Visually the artwork is poised between anime and the kind of moody fare DC Comics through Warner Studios specializes in (and scanning his credits I find Trese director/producer Jay Oliva directed a decent adaptation of The Dark Knight Returns). The series does well with long shots that depict Manila as a cross between Gotham City and Los Angeles 2019 and New Port City 2029 with the occasional recognizable landmark (The Light Rail Transit system; the Meralco Building; Muntinglupa Prison. I'll also admit to often driving down Balete Drive at night though I've yet to see a White Lady, much less pick one up). Other locations such as the entrance to Muntinglupa Prison feel less impressive--but what can one do? Manila by night evokes many noirish images; the prison sequence is in broad daylight, and probably needs the gritty matter-of-fact realism of live action to help sell the story.
But the series feels like more than a creature feature, or the mere sum of its many influences--when Alexandra first confronts Senor Armanaz head of the Armanaz organization it's not as some lowly gumshoe but as the proud if diminutive daughter of Lakan Anton Trese (Eugene Adalia in Filipino). She is both heir to her father's occult powers and enforcer of the balance Anton forged between humans and the rest of the Underworld--a balance that grows increasingly precarious as the series progresses.
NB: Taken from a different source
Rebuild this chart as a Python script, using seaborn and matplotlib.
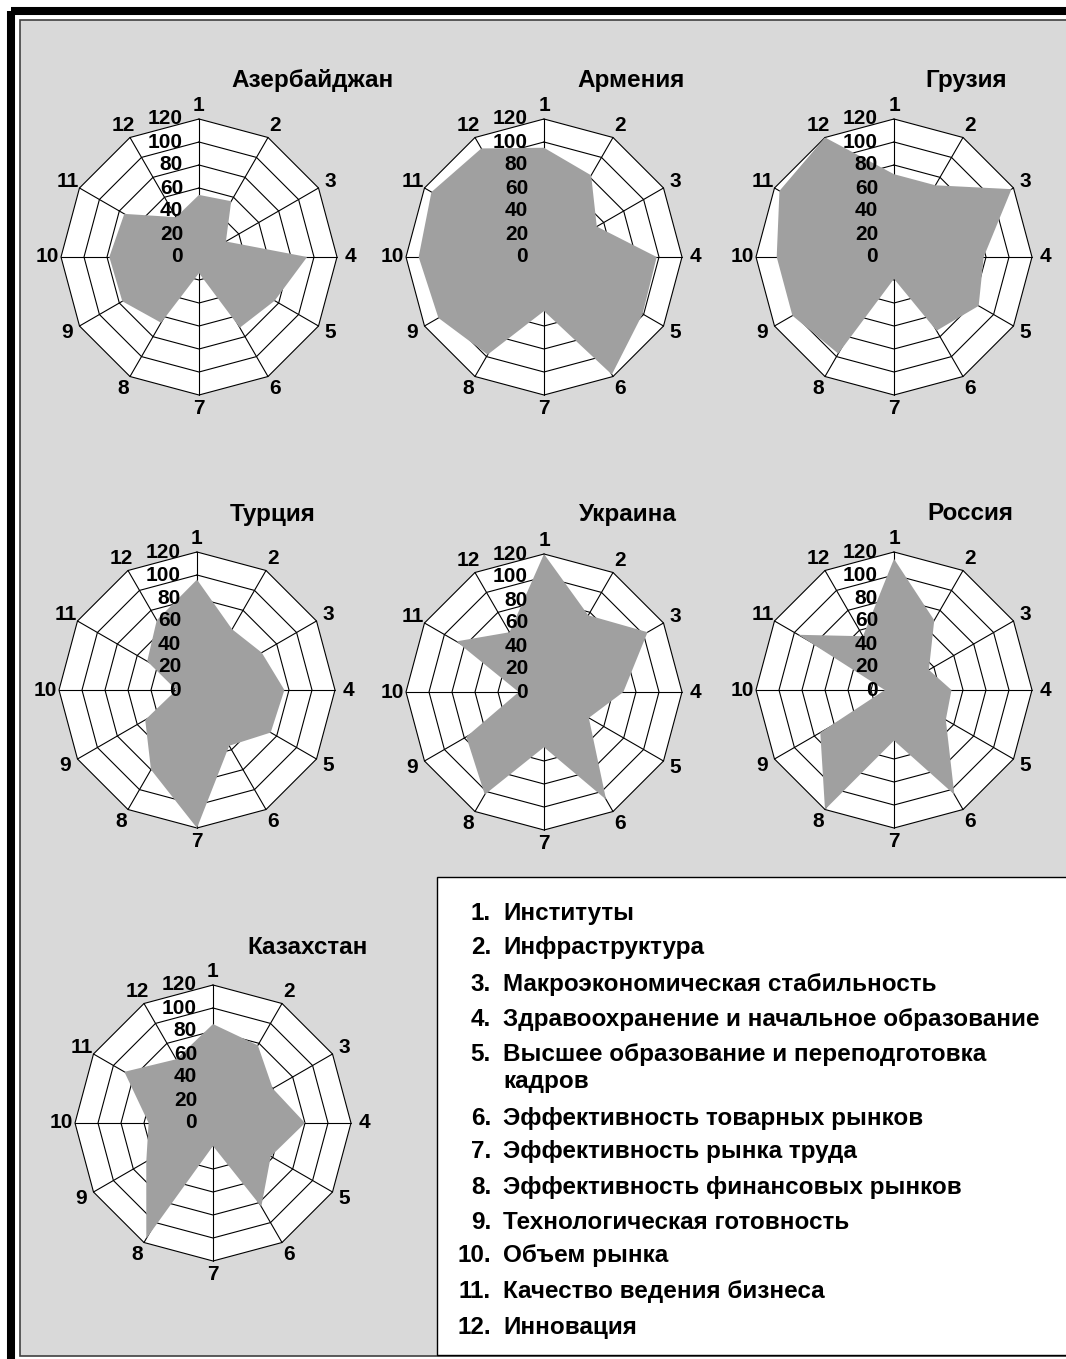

And just in time for Father's Day this coming Sunday (skip this paragraph if you haven't seen the series!) we learn--from the big bad Datu Talagbusao himself (Bryan Encarnacion for the Filipino dub)--that Anton isn't the noble idealist Alexandra thought him to be. It's an educational journey into one's own history and I suppose a necessary one--every son or daughter adoring or not should learn his or her father had feet of clay--but does make Alexandra's final burst of strength more believable. She had to sacrifice something and in this case it's her innocence with regards to her father. We all lose our illusions eventually and grow up.
I like it; for all its flaws it's an intriguing taste of the kind of worldbuilding Budjette Tan and Kajo Baldisimo have been doing since 2005 (the series is a rather crowded summarization of the first three volumes). I don't expect the animation to improve with succeeding episodes, not unless this becomes a hit, but if the writers focus more on the intricacies and nuances of the world and the characters inhabiting it rather than on standard-issue anime fight sequences--who knows? The mixed blessing might not be so mixed after all.
3 comments:
It has many good things going for it, but I think the way it tells the story is clunky. There are many 'huh?' moments and 'why did that happen?' moments. I think the story could have been told more clearly.
I read issue one of the comics, they are clearly suppose to be individual stories. The story arc was added in the animation.
I would like to see more, but I would also want to see them improve.
Good points, and hopefully they do address them. That said, Maasaki Yuasa's Japan Sinks also had similar problems. May be a Netflix effect--they give you only so much money and so much time to tell your story and it shows.
Alex Fortune aka Alex Trece comicbook story by Budgette Tan.